▶ TASK DESCRIPTION
In your copy, include every line of the listing below exactly but none of the pictures.

▶ INFORMATION PROVIDED
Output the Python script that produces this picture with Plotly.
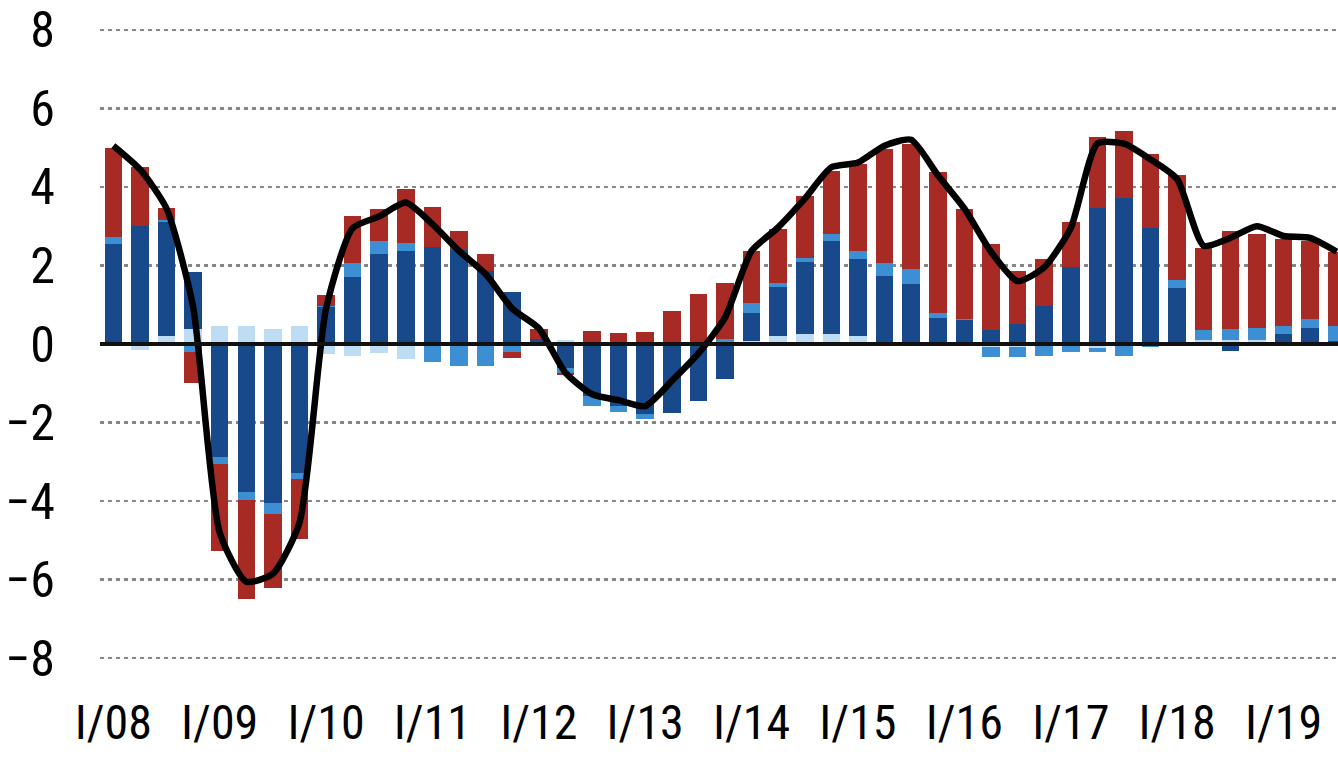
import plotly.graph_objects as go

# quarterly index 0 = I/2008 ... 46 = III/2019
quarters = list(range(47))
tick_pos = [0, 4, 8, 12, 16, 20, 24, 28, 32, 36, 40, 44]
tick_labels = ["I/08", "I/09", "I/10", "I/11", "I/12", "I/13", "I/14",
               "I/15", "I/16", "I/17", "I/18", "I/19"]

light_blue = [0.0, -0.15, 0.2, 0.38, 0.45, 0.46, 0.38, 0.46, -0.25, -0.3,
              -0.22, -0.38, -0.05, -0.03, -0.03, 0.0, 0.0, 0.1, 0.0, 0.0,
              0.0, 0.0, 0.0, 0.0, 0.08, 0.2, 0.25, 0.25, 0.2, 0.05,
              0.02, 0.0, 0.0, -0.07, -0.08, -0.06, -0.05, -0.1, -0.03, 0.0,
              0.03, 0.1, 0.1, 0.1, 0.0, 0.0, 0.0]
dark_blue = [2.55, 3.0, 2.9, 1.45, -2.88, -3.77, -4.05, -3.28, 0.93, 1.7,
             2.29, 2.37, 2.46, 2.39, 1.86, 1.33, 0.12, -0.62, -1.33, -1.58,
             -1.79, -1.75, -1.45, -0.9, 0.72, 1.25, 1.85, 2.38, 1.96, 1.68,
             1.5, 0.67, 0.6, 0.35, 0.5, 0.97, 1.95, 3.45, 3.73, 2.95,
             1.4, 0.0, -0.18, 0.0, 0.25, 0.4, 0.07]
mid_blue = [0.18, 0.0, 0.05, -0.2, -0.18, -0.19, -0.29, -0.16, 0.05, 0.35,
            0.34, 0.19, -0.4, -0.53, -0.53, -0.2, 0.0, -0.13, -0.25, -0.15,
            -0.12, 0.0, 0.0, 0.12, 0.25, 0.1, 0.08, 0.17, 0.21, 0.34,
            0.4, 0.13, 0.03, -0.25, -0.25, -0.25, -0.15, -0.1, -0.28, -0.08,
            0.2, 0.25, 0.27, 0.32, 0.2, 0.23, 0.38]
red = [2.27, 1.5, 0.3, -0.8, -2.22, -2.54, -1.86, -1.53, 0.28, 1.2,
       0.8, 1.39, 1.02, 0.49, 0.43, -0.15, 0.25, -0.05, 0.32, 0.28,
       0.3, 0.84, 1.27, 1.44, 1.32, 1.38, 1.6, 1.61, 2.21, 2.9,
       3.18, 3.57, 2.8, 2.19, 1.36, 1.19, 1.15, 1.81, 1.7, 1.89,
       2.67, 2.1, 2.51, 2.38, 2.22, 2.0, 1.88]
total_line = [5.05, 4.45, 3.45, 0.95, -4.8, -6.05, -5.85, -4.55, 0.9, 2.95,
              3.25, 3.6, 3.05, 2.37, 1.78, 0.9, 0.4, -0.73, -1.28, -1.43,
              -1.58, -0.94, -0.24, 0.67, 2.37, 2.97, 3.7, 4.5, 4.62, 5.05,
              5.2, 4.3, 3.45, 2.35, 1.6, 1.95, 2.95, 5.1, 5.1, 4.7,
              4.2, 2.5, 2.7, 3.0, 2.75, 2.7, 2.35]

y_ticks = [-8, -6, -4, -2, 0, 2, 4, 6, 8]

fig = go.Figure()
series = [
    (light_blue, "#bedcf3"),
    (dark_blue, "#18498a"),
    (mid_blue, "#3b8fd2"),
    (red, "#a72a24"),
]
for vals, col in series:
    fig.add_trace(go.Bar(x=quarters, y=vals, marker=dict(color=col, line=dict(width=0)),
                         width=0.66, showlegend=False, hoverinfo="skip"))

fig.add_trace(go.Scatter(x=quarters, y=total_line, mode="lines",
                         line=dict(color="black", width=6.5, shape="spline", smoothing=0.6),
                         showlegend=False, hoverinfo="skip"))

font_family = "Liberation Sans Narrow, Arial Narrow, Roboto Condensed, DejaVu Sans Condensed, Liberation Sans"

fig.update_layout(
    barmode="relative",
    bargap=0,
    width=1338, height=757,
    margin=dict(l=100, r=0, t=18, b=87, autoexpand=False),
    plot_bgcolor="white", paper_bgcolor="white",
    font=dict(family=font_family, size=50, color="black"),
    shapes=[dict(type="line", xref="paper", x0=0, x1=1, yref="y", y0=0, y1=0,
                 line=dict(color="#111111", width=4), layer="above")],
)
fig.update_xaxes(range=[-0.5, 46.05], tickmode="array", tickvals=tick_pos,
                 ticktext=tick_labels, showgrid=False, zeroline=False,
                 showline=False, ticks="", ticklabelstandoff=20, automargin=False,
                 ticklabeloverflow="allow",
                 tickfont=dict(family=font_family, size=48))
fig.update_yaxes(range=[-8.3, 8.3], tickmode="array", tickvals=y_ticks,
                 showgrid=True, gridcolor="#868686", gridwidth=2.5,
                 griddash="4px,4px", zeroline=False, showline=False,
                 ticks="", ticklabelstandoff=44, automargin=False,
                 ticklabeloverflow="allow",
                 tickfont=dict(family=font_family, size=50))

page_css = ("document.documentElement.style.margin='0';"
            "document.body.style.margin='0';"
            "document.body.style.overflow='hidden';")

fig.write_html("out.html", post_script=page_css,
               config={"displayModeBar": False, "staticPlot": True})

▶ FINAL RESULT
Output the Python script that produces this picture with Plotly.
import plotly.graph_objects as go

# quarterly index 0 = I/2008 ... 46 = III/2019
quarters = list(range(47))
tick_pos = [0, 4, 8, 12, 16, 20, 24, 28, 32, 36, 40, 44]
tick_labels = ["I/08", "I/09", "I/10", "I/11", "I/12", "I/13", "I/14",
               "I/15", "I/16", "I/17", "I/18", "I/19"]

light_blue = [0.0, -0.15, 0.2, 0.38, 0.45, 0.46, 0.38, 0.46, -0.25, -0.3,
              -0.22, -0.38, -0.05, -0.03, -0.03, 0.0, 0.0, 0.1, 0.0, 0.0,
              0.0, 0.0, 0.0, 0.0, 0.08, 0.2, 0.25, 0.25, 0.2, 0.05,
              0.02, 0.0, 0.0, -0.07, -0.08, -0.06, -0.05, -0.1, -0.03, 0.0,
              0.03, 0.1, 0.1, 0.1, 0.0, 0.0, 0.0]
dark_blue = [2.55, 3.0, 2.9, 1.45, -2.88, -3.77, -4.05, -3.28, 0.93, 1.7,
             2.29, 2.37, 2.46, 2.39, 1.86, 1.33, 0.12, -0.62, -1.33, -1.58,
             -1.79, -1.75, -1.45, -0.9, 0.72, 1.25, 1.85, 2.38, 1.96, 1.68,
             1.5, 0.67, 0.6, 0.35, 0.5, 0.97, 1.95, 3.45, 3.73, 2.95,
             1.4, 0.0, -0.18, 0.0, 0.25, 0.4, 0.07]
mid_blue = [0.18, 0.0, 0.05, -0.2, -0.18, -0.19, -0.29, -0.16, 0.05, 0.35,
            0.34, 0.19, -0.4, -0.53, -0.53, -0.2, 0.0, -0.13, -0.25, -0.15,
            -0.12, 0.0, 0.0, 0.12, 0.25, 0.1, 0.08, 0.17, 0.21, 0.34,
            0.4, 0.13, 0.03, -0.25, -0.25, -0.25, -0.15, -0.1, -0.28, -0.08,
            0.2, 0.25, 0.27, 0.32, 0.2, 0.23, 0.38]
red = [2.27, 1.5, 0.3, -0.8, -2.22, -2.54, -1.86, -1.53, 0.28, 1.2,
       0.8, 1.39, 1.02, 0.49, 0.43, -0.15, 0.25, -0.05, 0.32, 0.28,
       0.3, 0.84, 1.27, 1.44, 1.32, 1.38, 1.6, 1.61, 2.21, 2.9,
       3.18, 3.57, 2.8, 2.19, 1.36, 1.19, 1.15, 1.81, 1.7, 1.89,
       2.67, 2.1, 2.51, 2.38, 2.22, 2.0, 1.88]
total_line = [5.05, 4.45, 3.45, 0.95, -4.8, -6.05, -5.85, -4.55, 0.9, 2.95,
              3.25, 3.6, 3.05, 2.37, 1.78, 0.9, 0.4, -0.73, -1.28, -1.43,
              -1.58, -0.94, -0.24, 0.67, 2.37, 2.97, 3.7, 4.5, 4.62, 5.05,
              5.2, 4.3, 3.45, 2.35, 1.6, 1.95, 2.95, 5.1, 5.1, 4.7,
              4.2, 2.5, 2.7, 3.0, 2.75, 2.7, 2.35]

y_ticks = [-8, -6, -4, -2, 0, 2, 4, 6, 8]

fig = go.Figure()
series = [
    (light_blue, "#bedcf3"),
    (dark_blue, "#18498a"),
    (mid_blue, "#3b8fd2"),
    (red, "#a72a24"),
]
for vals, col in series:
    fig.add_trace(go.Bar(x=quarters, y=vals, marker=dict(color=col, line=dict(width=0)),
                         width=0.66, showlegend=False, hoverinfo="skip"))

fig.add_trace(go.Scatter(x=quarters, y=total_line, mode="lines",
                         line=dict(color="black", width=6.5, shape="spline", smoothing=0.6),
                         showlegend=False, hoverinfo="skip"))

font_family = "Liberation Sans Narrow, Arial Narrow, Roboto Condensed, DejaVu Sans Condensed, Liberation Sans"

fig.update_layout(
    barmode="relative",
    bargap=0,
    width=1338, height=757,
    margin=dict(l=100, r=0, t=18, b=87, autoexpand=False),
    plot_bgcolor="white", paper_bgcolor="white",
    font=dict(family=font_family, size=50, color="black"),
    shapes=[dict(type="line", xref="paper", x0=0, x1=1, yref="y", y0=0, y1=0,
                 line=dict(color="#111111", width=4), layer="above")],
)
fig.update_xaxes(range=[-0.5, 46.05], tickmode="array", tickvals=tick_pos,
                 ticktext=tick_labels, showgrid=False, zeroline=False,
                 showline=False, ticks="", ticklabelstandoff=20, automargin=False,
                 ticklabeloverflow="allow",
                 tickfont=dict(family=font_family, size=48))
fig.update_yaxes(range=[-8.3, 8.3], tickmode="array", tickvals=y_ticks,
                 showgrid=True, gridcolor="#868686", gridwidth=2.5,
                 griddash="4px,4px", zeroline=False, showline=False,
                 ticks="", ticklabelstandoff=44, automargin=False,
                 ticklabeloverflow="allow",
                 tickfont=dict(family=font_family, size=50))

page_css = ("document.documentElement.style.margin='0';"
            "document.body.style.margin='0';"
            "document.body.style.overflow='hidden';")

fig.write_html("out.html", post_script=page_css,
               config={"displayModeBar": False, "staticPlot": True})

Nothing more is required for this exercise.